“¡Canalla!, ¿qué pretende usted de mí?”, le pregunta la morocha de tailleur Jaumandreu al tipo que antes de eso la violó dos veces y se le viene al humo por tercera vez. La frase es, por derecho propio, la más mítica en la historia entera del cine argentino, pero ciertamente no la única memorable de Carne. Más tarde, cuando se cruce con su novio Víctor Bo, a quien acaban de rajar a cuchillo, la Sarli le preguntará, señalándole la panza como al descuido, “¿Y esto?”, como si en lugar de sangre la mancha fuera de birome. Como corresponde, Carne inaugura la colección dignamente llamada Isabel Sarli, diosa nacional, que el sello Video Digital comenzó a lanzar hace unos días. Lo hace a dúo con Intimidades de una cualquiera, film indudablemente menor dentro de la obra del binomio, pero nunca del todo carente de los habituales shocks de desconcierto que la pareja proveía como nadie. Para el mes próximo se anuncia un nuevo tándem, integrado por otra de sus cimas (Fiebre) y otro film menor pero de ningún modo descartable (La tentación desnuda). Y es sólo el comienzo.
“Sarli & Bo, hecho maldito del cine burgués”, podría haber poetizado un John William Cooke cinematográfico, viendo los sacudones que el cine de la pareja produjo durante décadas a la corrección fílmica nacional. Versión criolla de Sternberg & Dietrich, Sarli & Bo fueron una pareja tan ilegal en términos de moral convencional como de buenas maneras estéticas. Formado a los trompazos –no sólo en los rings, por donde pasó, antes de comenzar a lucir sus músculos en la pantalla, a fines de los años ’30–, desde el momento que se puso detrás de una cámara (fines de los ’50) para hacer rendir la voluptuosidad de su compañera, a Bo le importó poco lo que los manuales de cine prescribían. El, que desde una década atrás venía produciendo algunas de las películas más populares y rendidoras del cine argentino (Pelota de trapo, El hijo del crack, Adiós muchachos), sabía lo que había que hacer.
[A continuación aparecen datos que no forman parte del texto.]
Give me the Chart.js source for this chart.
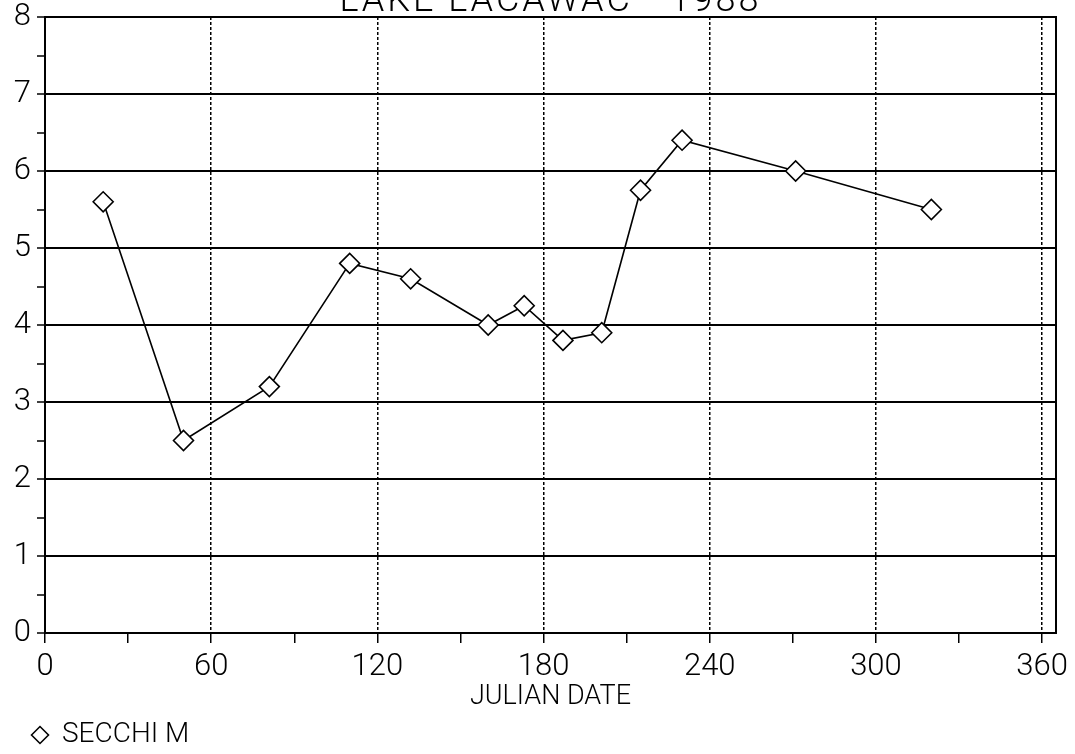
<!DOCTYPE html>
<html>
<head>
<meta charset="utf-8">
<script src="https://cdn.jsdelivr.net/npm/chart.js@4"></script>
<style>
  html, body { margin: 0; padding: 0; background: #fff; }
  #wrap { width: 1075px; height: 754px; }
</style>
</head>
<body>
<div id="wrap"><canvas id="secchiChart" width="1075" height="754"></canvas></div>
<script>
// datos
const chartTitle = 'LAKE LACAWAC - 1988';
const julianDays = [21, 50, 81, 110, 132, 160, 173, 187, 201, 215, 230, 271, 320];
const secchiM = [5.6, 2.5, 3.2, 4.8, 4.6, 4.0, 4.25, 3.8, 3.9, 5.75, 6.4, 6.0, 5.5];
const seriesLabel = 'SECCHI M';
const xAxisLabel = 'JULIAN DATE';

const fontFamily = 'Roboto, "Liberation Sans", Arial, sans-serif';
const fontWeight = 300;
const bottomShift = -5; // la leyenda queda un poco más abajo

// título cortado arriba y marco del área
const framePlugin = {
    id: 'frame',
    beforeDatasetsDraw(chart) {
        const { ctx, chartArea } = chart;
        ctx.save();
        ctx.strokeStyle = '#000';
        ctx.lineWidth = 2;
        ctx.strokeRect(chartArea.left, chartArea.top, chartArea.right - chartArea.left, chartArea.bottom - chartArea.top);
        ctx.restore();
    },
    afterDraw(chart) {
        const { ctx, chartArea } = chart;
        ctx.save();
        ctx.fillStyle = '#000';
        ctx.font = fontWeight + ' 36px ' + fontFamily;
        ctx.letterSpacing = '3px';
        ctx.textAlign = 'center';
        ctx.textBaseline = 'alphabetic';
        ctx.fillText(chartTitle, (chartArea.left + chartArea.right) / 2, 11);
        ctx.restore();
    }
};

const ctx = document.getElementById('secchiChart').getContext('2d');
new Chart(ctx, {
    type: 'line',
    data: {
        datasets: [{
            label: seriesLabel,
            data: julianDays.map((d, i) => ({ x: d, y: secchiM[i] })),
            borderColor: '#000',
            borderWidth: 1.6,
            backgroundColor: '#fff',
            pointStyle: 'rectRot',
            pointRadius: 10,
            pointBorderWidth: 1.6,
            pointBackgroundColor: '#fff',
            pointBorderColor: '#000',
            tension: 0
        }]
    },
    options: {
        responsive: false,
        animation: false,
        layout: { padding: { top: 17, right: 19, left: 0, bottom: bottomShift } },
        plugins: {
            legend: {
                display: true,
                position: 'bottom',
                align: 'start',
                labels: {
                    usePointStyle: true,
                    boxHeight: 12,
                    boxWidth: 16,
                    padding: 32,
                    color: '#000',
                    font: { family: fontFamily, size: 28, weight: fontWeight }
                }
            },
            tooltip: { enabled: false }
        },
        scales: {
            x: {
                type: 'linear',
                min: 0,
                max: 365,
                border: { display: true, color: '#000', width: 2, dash: [3, 2] },
                grid: {
                    color: c => (c.tick && c.tick.value % 60 === 0 && c.tick.value > 0) ? '#000' : 'transparent',
                    tickColor: '#000',
                    lineWidth: 1.5,
                    tickLength: 10,
                    tickWidth: 1.5
                },
                ticks: {
                    stepSize: 30,
                    includeBounds: false,
                    autoSkip: false,
                    maxRotation: 0,
                    padding: 6,
                    color: '#000',
                    font: { family: fontFamily, size: 31, weight: fontWeight },
                    callback: v => (v % 60 === 0 ? String(v) : '')
                },
                title: {
                    display: true,
                    text: xAxisLabel,
                    color: '#000',
                    font: { family: fontFamily, size: 27, weight: fontWeight },
                    padding: { top: 0, bottom: -29 - bottomShift }
                },
                afterFit(s) {
                    const legendH = s.chart.legend ? s.chart.legend.height : 0;
                    s.height = 754 - bottomShift - 633 - legendH;
                    s.paddingLeft = 0;
                    s.paddingRight = 0;
                }
            },
            y: {
                type: 'linear',
                min: 0,
                max: 8,
                border: { display: true, color: '#000', width: 2 },
                grid: {
                    color: c => (c.tick && c.tick.value % 1 === 0) ? '#000' : 'transparent',
                    tickColor: '#000',
                    lineWidth: 2,
                    tickLength: 8,
                    tickWidth: 1.5
                },
                ticks: {
                    stepSize: 0.5,
                    autoSkip: false,
                    padding: 6,
                    color: '#000',
                    font: { family: fontFamily, size: 31, weight: fontWeight },
                    callback: v => (v % 1 === 0 ? String(v) : '')
                },
                afterFit(s) {
                    s.width = 45;
                    s.paddingTop = 0;
                    s.paddingBottom = 0;
                }
            }
        }
    },
    plugins: [framePlugin]
});
</script>
</body>
</html>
Había que desnudar a esa morocha argentina, ex Miss sin la menor experiencia en actuación, sumergirla en algún lecho de agua (aprovechando que la chica sí sabía nadar), ponerle un jabón en la mano y hacer que se lo refregara como si fuera algo bien distinto de un jabón.
Lo demás –el estilo, el verosímil, la gramática– era una terra incognita que debía conquistarse, del modo en que hombres embrutecidos conquistan a la Sarli en estas ficciones: por la fuerza y sin miramientos. Al ubicar la acción en un frigorífico, instalando el desbordante cuerpo de la Sarli entre cortes vacunos, Carne plantea la definitiva erótica nacional, en términos de crudeza total. Literalmente dicho. “Carne sobre carne”, se ilumina el reiterado violador (a quien sus compañeros llaman El Macho), tras tumbar a la Coca (Delicia es el nombre del personaje) sobre una res. ¿Y qué decir del cartel de “Carne en tránsito”, al que la cámara le dedica un plano detalle, sobre la carrocería del camión que transporta a “la ternera más linda y más jugosa”? En medio de la serie de violaciones, del llanto, de los ruegos y retorcimientos de Delicia, aparece Juan Carlos Altavista y hace de Minguito. Se baja, sube un ruso y canta en su idioma, antes de violarla. Atrás viene Vicente Rubino y se entrega a un numerito como de La tuerca. Después, vuelta a la tragedia, el tango, la sangre. A nadie que no fuera Armando Bo se le hubiera ocurrido jamás algo así.